Occupation and Reconstruction of Japan, 1945–52
After the defeat of Japan in World War II, the United States led the Allies in the occupation and rehabilitation of the Japanese state. Between 1945 and 1952, the U.S. occupying forces, led by General Douglas A. MacArthur, enacted widespread military, political, economic, and social reforms.
The groundwork for the Allied occupation of a defeated Japan was laid during the war. In a series of wartime conferences, the leaders of the Allied powers of Great Britain, the Soviet Union, the Republic of China, and the United States discussed how to disarm Japan, deal with its colonies (especially Korea and Taiwan), stabilize the Japanese economy, and prevent the remilitarization of the state in the future. In the Potsdam Declaration, they called for Japan’s unconditional surrender; by August of 1945, that objective had been achieved.
In September, 1945, General Douglas MacArthur took charge of the Supreme Command of Allied Powers (SCAP) and began the work of rebuilding Japan. Although Great Britain, the Soviet Union, and the Republic of China had an advisory role as part of an “Allied Council,” MacArthur had the final authority to make all decisions. The occupation of Japan can be divided into three phases: the initial effort to punish and reform Japan, the work to revive the Japanese economy, and the conclusion of a formal peace treaty and alliance.
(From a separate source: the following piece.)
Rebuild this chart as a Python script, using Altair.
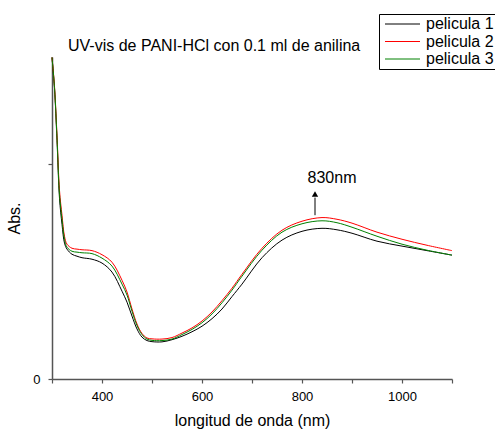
import altair as alt
import pandas as pd

wavelength = [300, 305, 310, 315, 320, 325, 330, 340, 350, 360, 380, 400, 420, 440, 450, 460,
              470, 480, 490, 500, 520, 540, 560, 580, 600, 620, 640, 660, 680, 720, 760, 800,
              840, 870, 900, 950, 1000, 1050, 1100]
pelicula_1 = [1.498, 1.353, 1.112, 0.842, 0.721, 0.633, 0.605, 0.581, 0.572, 0.565, 0.558, 0.540,
              0.498, 0.409, 0.358, 0.293, 0.233, 0.195, 0.179, 0.174, 0.173, 0.183, 0.199, 0.220,
              0.246, 0.281, 0.326, 0.384, 0.442, 0.565, 0.647, 0.688, 0.702, 0.695, 0.679, 0.642,
              0.619, 0.598, 0.577]
pelicula_2 = [1.498, 1.363, 1.135, 0.879, 0.763, 0.665, 0.628, 0.609, 0.605, 0.602, 0.598, 0.579,
              0.544, 0.460, 0.405, 0.326, 0.256, 0.212, 0.191, 0.187, 0.186, 0.193, 0.214, 0.238,
              0.270, 0.312, 0.365, 0.423, 0.488, 0.609, 0.693, 0.735, 0.752, 0.744, 0.726, 0.684,
              0.651, 0.623, 0.598]
pelicula_3 = [1.498, 1.358, 1.126, 0.860, 0.744, 0.651, 0.614, 0.595, 0.591, 0.588, 0.584, 0.563,
              0.526, 0.442, 0.391, 0.316, 0.249, 0.207, 0.186, 0.180, 0.179, 0.186, 0.207, 0.231,
              0.262, 0.303, 0.355, 0.414, 0.479, 0.600, 0.684, 0.723, 0.737, 0.728, 0.707, 0.665,
              0.628, 0.600, 0.577]
series_names = ["pelicula 1", "pelicula 2", "pelicula 3"]
series_colors = ["#000000", "#ff0000", "#008000"]

x_ticks = [300, 400, 500, 600, 700, 800, 900, 1000, 1100]
y_ticks = [0, 1]

title_text = ["UV-vis de PANI-HCl con 0.1 ml de anilina"]
title_x = [332]
title_y = [1.549]

peak_label = ["830nm"]
peak_label_x = [860]
peak_label_y = [0.935]
arrow_x = [826]
arrow_y0 = [0.763]
arrow_y1 = [0.845]
arrow_head_y = [0.862]

FONT = "Liberation Sans"

rows = []
for name, vals in zip(series_names, [pelicula_1, pelicula_2, pelicula_3]):
    for w, v in zip(wavelength, vals):
        rows.append({"wl": w, "abs": v, "serie": name})
df = pd.DataFrame(rows)

x_scale = alt.Scale(domain=[300, 1100], nice=False, zero=False)
y_scale = alt.Scale(domain=[0, 1.5], nice=False, zero=False)

lines = alt.Chart(df).mark_line(strokeWidth=1, interpolate="catmull-rom").encode(
    x=alt.X("wl:Q", scale=x_scale,
            axis=alt.Axis(title="longitud de onda (nm)", values=x_ticks, format="d",
                          labelExpr="datum.value % 200 == 0 ? datum.label : ''",
                          grid=False, tickSize=4, labelFontSize=13, labelPadding=7,
                          titleFontSize=16, titleFontWeight="normal", titlePadding=9,
                          domainColor="#555555", tickColor="#555555", domainWidth=1.5,
                          tickWidth=1.2, labelColor="#000000", titleColor="#000000",
                          labelFont=FONT, titleFont=FONT)),
    y=alt.Y("abs:Q", scale=y_scale,
            axis=alt.Axis(title="Abs.", values=y_ticks,
                          labelExpr="datum.value == 0 ? '0' : ''",
                          grid=False, tickSize=4, labelFontSize=13, labelPadding=8,
                          titleFontSize=16, titleFontWeight="normal", titlePadding=10,
                          domainColor="#555555", tickColor="#555555", domainWidth=1.5,
                          tickWidth=1.2, labelColor="#000000", titleColor="#000000",
                          labelFont=FONT, titleFont=FONT)),
    color=alt.Color("serie:N",
                    scale=alt.Scale(domain=series_names, range=series_colors),
                    legend=alt.Legend(title=None, orient="none", legendX=327, legendY=-43,
                                      symbolType="M-0.57,0H4.43", symbolSize=196,
                                      symbolStrokeWidth=1, labelOffset=29,
                                      labelFontSize=16, labelFont=FONT, labelColor="#000000",
                                      padding=2, rowPadding=1.5, strokeColor="#000000",
                                      fillColor="#ffffff")),
)

title_df = pd.DataFrame({"wl": title_x, "abs": title_y, "txt": title_text})
title_mark = alt.Chart(title_df).mark_text(align="left", baseline="middle", fontSize=16,
                                           font=FONT, color="#000000").encode(
    x="wl:Q", y="abs:Q", text="txt:N")

label_df = pd.DataFrame({"wl": peak_label_x, "abs": peak_label_y, "txt": peak_label})
label_mark = alt.Chart(label_df).mark_text(align="center", baseline="middle", fontSize=16,
                                           font=FONT, color="#000000").encode(
    x="wl:Q", y="abs:Q", text="txt:N")

arrow_df = pd.DataFrame({"wl": arrow_x, "abs": arrow_y0, "abs2": arrow_y1, "head": arrow_head_y})
arrow_rule = alt.Chart(arrow_df).mark_rule(color="#000000", strokeWidth=1).encode(
    x="wl:Q", y="abs:Q", y2="abs2:Q")
arrow_head = alt.Chart(arrow_df).mark_point(shape="triangle-up", filled=True, size=40,
                                            color="#000000", opacity=1).encode(
    x="wl:Q", y="head:Q")

chart = alt.layer(lines, arrow_rule, arrow_head, label_mark, title_mark).properties(
    width=400, height=322,
    autosize=alt.AutoSizeParams(type="none"),
    padding={"left": 52, "top": 57, "right": 43, "bottom": 50},
).configure(font=FONT, view=alt.ViewConfig(stroke=None))

chart.save("out.html", embed_options={"renderer": "svg", "actions": False})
The first phase, roughly from the end of the war in 1945 through 1947, involved the most fundamental changes for the Japanese Government and society. The Allies punished Japan for its past militarism and expansion by convening war crimes trials in Tokyo. At the same time, SCAP dismantled the Japanese army and banned former military officers from taking roles of political leadership in the new government. In the economic field, SCAP introduced land reform, designed to benefit the majority tenant farmers and reduce the power of rich landowners, many of whom had advocated for war and supported Japanese expansionism in the 1930s. MacArthur also tried to break up the large Japanese business conglomerates, or zaibatsu, as part of the effort to transform the economy into a free market capitalist system. In 1947, Allied advisors essentially dictated a new constitution to Japan’s leaders. Some of the most profound changes in the document included downgrading the emperor’s status to that of a figurehead without political control and placing more power in the parliamentary system, promoting greater rights and privileges for women, and renouncing the right to wage war, which involved eliminating all non-defensive armed forces.
By late 1947 and early 1948, the emergence of an economic crisis in Japan alongside concerns about the spread of communism sparked a reconsideration of occupation policies. This period is sometimes called the “reverse course.” In this stage of the occupation, which lasted until 1950, the economic rehabilitation of Japan took center stage. SCAP became concerned that a weak Japanese economy would increase the influence of the domestic communist movement, and with a communist victory in China’s civil war increasingly likely, the future of East Asia appeared to be at stake. Occupation policies to address the weakening economy ranged from tax reforms to measures aimed at controlling inflation. However the most serious problem was the shortage of raw materials required to feed Japanese industries and markets for finished goods. The outbreak of the Korean War in 1950 provided SCAP with just the opportunity it needed to address this problem, prompting some occupation officials to suggest that, “Korea came along and saved us.” After the UN entered the Korean War, Japan became the principal supply depot for UN forces. The conflict also placed Japan firmly within the confines of the U.S. defense perimeter in Asia, assuring the Japanese leadership that whatever the state of its military, no real threat would be made against Japanese soil.
In the third phase of the occupation, beginning in 1950, SCAP deemed the political and economic future of Japan firmly established and set about securing a formal peace treaty to end both the war and the occupation. The U.S. perception of international threats had changed so profoundly in the years between 1945 and 1950 that the idea of a re-armed and militant Japan no longer alarmed U.S. officials; instead, the real threat appeared to be the creep of communism, particularly in Asia. The final agreement allowed the United States to maintain its bases in Okinawa and elsewhere in Japan, and the U.S. Government promised Japan a bilateral security pact. In September of 1951, fifty-two nations met in San Francisco to discuss the treaty, and ultimately, forty-nine of them signed it. Notable holdouts included the USSR, Poland and Czechoslovakia, all of which objected to the promise to support the Republic of China and not do business with the People’s Republic of China that was forced on Japan by U.S. politicians.